**Directive**.
Return every line of the records below verbatim, with no pictures in the copy.

+---+

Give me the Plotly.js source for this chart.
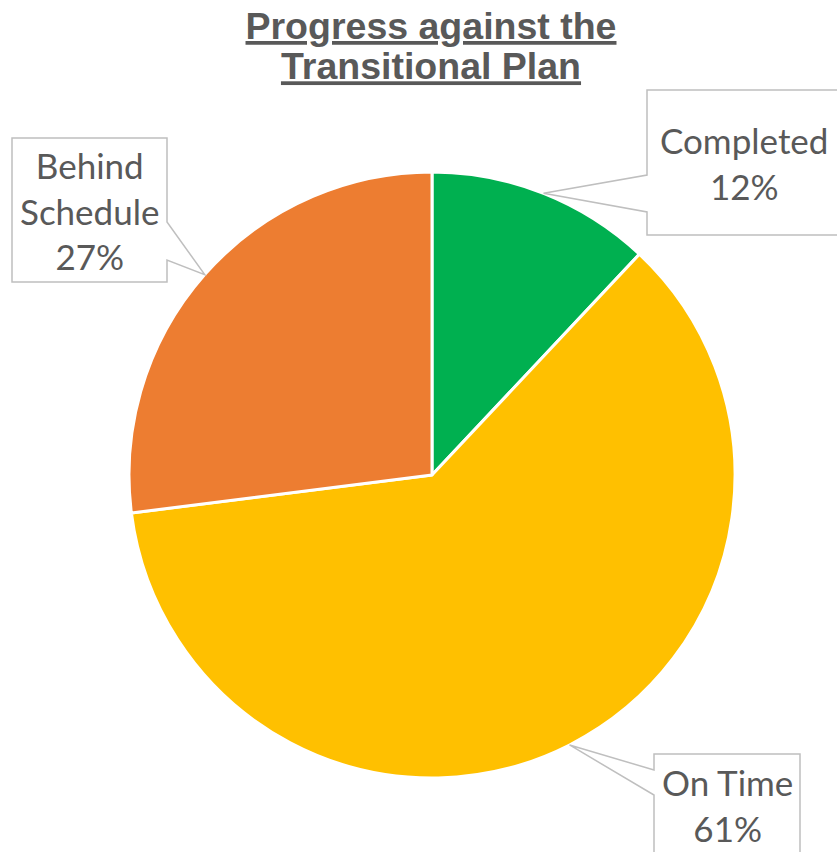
<!DOCTYPE html>
<html>
<head>
<meta charset="utf-8">
<script src="https://cdn.plot.ly/plotly-3.0.1.min.js"></script>
<style>html,body{margin:0;padding:0;background:#fff;}#chart{width:837px;height:852px;}</style>
</head>
<body>
<div id="chart"></div>
<script>
// ---- data ----
const categories = ['Completed', 'On Time', 'Behind Schedule'];
const labelLines = ['Completed', 'On Time', 'Behind<br>Schedule'];
const values = [12, 61, 27];
const colors = ['#00B050', '#FFC000', '#ED7D31'];
const titleLines = ['Progress against the', 'Transitional Plan'];

// ---- layout geometry (pixels) ----
const W = 837, H = 852;
const CX = 432, CY = 475, R = 303;
// callout boxes: box rect + where the pointer leaves the box edge
const callouts = [
  {x0: 647, x1: 840, y0: 90,  y1: 235, side: 'left',  b0: 175, b1: 212},
  {x0: 654, x1: 800, y0: 754, y1: 885, side: 'left',  b0: 770, b1: 795},
  {x0: 12,  x1: 167, y0: 138, y1: 282, side: 'right', b0: 222, b1: 260}
];
const textCenterY = [163, 805, 211];

const px = x => x / W;
const py = y => 1 - y / H;

const total = values.reduce((a, b) => a + b, 0);
let cum = 0;
const shapes = [];
const annotations = [];
values.forEach((v, i) => {
  const mid = (cum + v / 2) / total * 2 * Math.PI;
  cum += v;
  const tx = CX + R * Math.sin(mid);
  const ty = CY - R * Math.cos(mid);
  const c = callouts[i];
  let path;
  if (c.side === 'left') {
    path = `M ${px(c.x0)},${py(c.y0)} L ${px(c.x1)},${py(c.y0)} L ${px(c.x1)},${py(c.y1)} L ${px(c.x0)},${py(c.y1)} ` +
           `L ${px(c.x0)},${py(c.b1)} L ${px(tx)},${py(ty)} L ${px(c.x0)},${py(c.b0)} Z`;
  } else {
    path = `M ${px(c.x0)},${py(c.y0)} L ${px(c.x1)},${py(c.y0)} L ${px(c.x1)},${py(c.b0)} L ${px(tx)},${py(ty)} ` +
           `L ${px(c.x1)},${py(c.b1)} L ${px(c.x1)},${py(c.y1)} L ${px(c.x0)},${py(c.y1)} Z`;
  }
  shapes.push({type: 'path', xref: 'paper', yref: 'paper', path: path,
    fillcolor: '#FFFFFF', line: {color: '#BFBFBF', width: 1.5}, layer: 'above'});
  annotations.push({
    xref: 'paper', yref: 'paper',
    x: px((c.x0 + c.x1) / 2), y: py(textCenterY[i]),
    xanchor: 'center', yanchor: 'middle', showarrow: false,
    text: labelLines[i] + '<br>' + Math.round(v / total * 100) + '%',
    font: {family: 'Lato, "Open Sans", sans-serif', size: 35, color: '#595959'},
    align: 'center'
  });
});

const trace = {
  type: 'pie',
  labels: categories,
  values: values,
  sort: false,
  direction: 'clockwise',
  rotation: 0,
  textinfo: 'none',
  hoverinfo: 'label+percent',
  marker: {colors: colors, line: {color: '#FFFFFF', width: 3}},
  domain: {x: [px(CX - R), px(CX + R)], y: [py(CY + R), py(CY - R)]},
  showlegend: false
};

const layout = {
  width: W, height: H,
  margin: {l: 0, r: 0, t: 0, b: 0},
  paper_bgcolor: '#FFFFFF',
  title: {
    // line spacing follows the outer font size (31px * 1.3 ≈ 40px), glyphs drawn at 37.5px
    text: titleLines.map(t => '<span style="font-size:37.5px">' + t + '</span>').join('<br>'),
    x: px(431), xanchor: 'center',
    y: py(39), yanchor: 'middle', yref: 'container',
    font: {family: '"Liberation Sans", Arial, sans-serif', size: 31, color: '#595959', weight: 'bold', lineposition: 'under'}
  },
  shapes: shapes,
  annotations: annotations,
  showlegend: false
};

Plotly.newPlot('chart', [trace], layout, {displayModeBar: false, staticPlot: true});
</script>
</body>
</html>
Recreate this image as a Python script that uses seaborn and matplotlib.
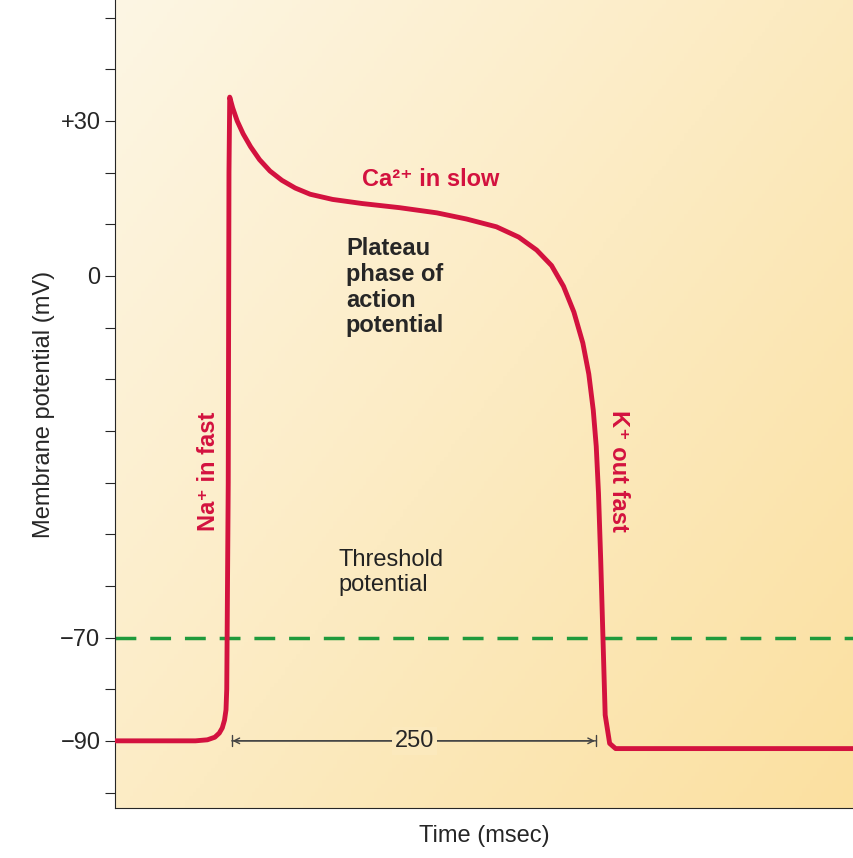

+---+

**In response**.
Give me the Plotly.js source for this chart.
<!DOCTYPE html>
<html>
<head>
<meta charset="utf-8">
<script src="https://cdn.plot.ly/plotly-3.0.1.min.js"></script>
<style>html,body{margin:0;padding:0;background:#fff;}#chart{width:837px;height:852px;}</style>
</head>
<body>
<div id="chart"></div>
<script>
// ---- data ----
const categories = ['Completed', 'On Time', 'Behind Schedule'];
const labelLines = ['Completed', 'On Time', 'Behind<br>Schedule'];
const values = [12, 61, 27];
const colors = ['#00B050', '#FFC000', '#ED7D31'];
const titleLines = ['Progress against the', 'Transitional Plan'];

// ---- layout geometry (pixels) ----
const W = 837, H = 852;
const CX = 432, CY = 475, R = 303;
// callout boxes: box rect + where the pointer leaves the box edge
const callouts = [
  {x0: 647, x1: 840, y0: 90,  y1: 235, side: 'left',  b0: 175, b1: 212},
  {x0: 654, x1: 800, y0: 754, y1: 885, side: 'left',  b0: 770, b1: 795},
  {x0: 12,  x1: 167, y0: 138, y1: 282, side: 'right', b0: 222, b1: 260}
];
const textCenterY = [163, 805, 211];

const px = x => x / W;
const py = y => 1 - y / H;

const total = values.reduce((a, b) => a + b, 0);
let cum = 0;
const shapes = [];
const annotations = [];
values.forEach((v, i) => {
  const mid = (cum + v / 2) / total * 2 * Math.PI;
  cum += v;
  const tx = CX + R * Math.sin(mid);
  const ty = CY - R * Math.cos(mid);
  const c = callouts[i];
  let path;
  if (c.side === 'left') {
    path = `M ${px(c.x0)},${py(c.y0)} L ${px(c.x1)},${py(c.y0)} L ${px(c.x1)},${py(c.y1)} L ${px(c.x0)},${py(c.y1)} ` +
           `L ${px(c.x0)},${py(c.b1)} L ${px(tx)},${py(ty)} L ${px(c.x0)},${py(c.b0)} Z`;
  } else {
    path = `M ${px(c.x0)},${py(c.y0)} L ${px(c.x1)},${py(c.y0)} L ${px(c.x1)},${py(c.b0)} L ${px(tx)},${py(ty)} ` +
           `L ${px(c.x1)},${py(c.b1)} L ${px(c.x1)},${py(c.y1)} L ${px(c.x0)},${py(c.y1)} Z`;
  }
  shapes.push({type: 'path', xref: 'paper', yref: 'paper', path: path,
    fillcolor: '#FFFFFF', line: {color: '#BFBFBF', width: 1.5}, layer: 'above'});
  annotations.push({
    xref: 'paper', yref: 'paper',
    x: px((c.x0 + c.x1) / 2), y: py(textCenterY[i]),
    xanchor: 'center', yanchor: 'middle', showarrow: false,
    text: labelLines[i] + '<br>' + Math.round(v / total * 100) + '%',
    font: {family: 'Lato, "Open Sans", sans-serif', size: 35, color: '#595959'},
    align: 'center'
  });
});

const trace = {
  type: 'pie',
  labels: categories,
  values: values,
  sort: false,
  direction: 'clockwise',
  rotation: 0,
  textinfo: 'none',
  hoverinfo: 'label+percent',
  marker: {colors: colors, line: {color: '#FFFFFF', width: 3}},
  domain: {x: [px(CX - R), px(CX + R)], y: [py(CY + R), py(CY - R)]},
  showlegend: false
};

const layout = {
  width: W, height: H,
  margin: {l: 0, r: 0, t: 0, b: 0},
  paper_bgcolor: '#FFFFFF',
  title: {
    // line spacing follows the outer font size (31px * 1.3 ≈ 40px), glyphs drawn at 37.5px
    text: titleLines.map(t => '<span style="font-size:37.5px">' + t + '</span>').join('<br>'),
    x: px(431), xanchor: 'center',
    y: py(39), yanchor: 'middle', yref: 'container',
    font: {family: '"Liberation Sans", Arial, sans-serif', size: 31, color: '#595959', weight: 'bold', lineposition: 'under'}
  },
  shapes: shapes,
  annotations: annotations,
  showlegend: false
};

Plotly.newPlot('chart', [trace], layout, {displayModeBar: false, staticPlot: true});
</script>
</body>
</html>
Recreate this image as a Python script that uses seaborn and matplotlib.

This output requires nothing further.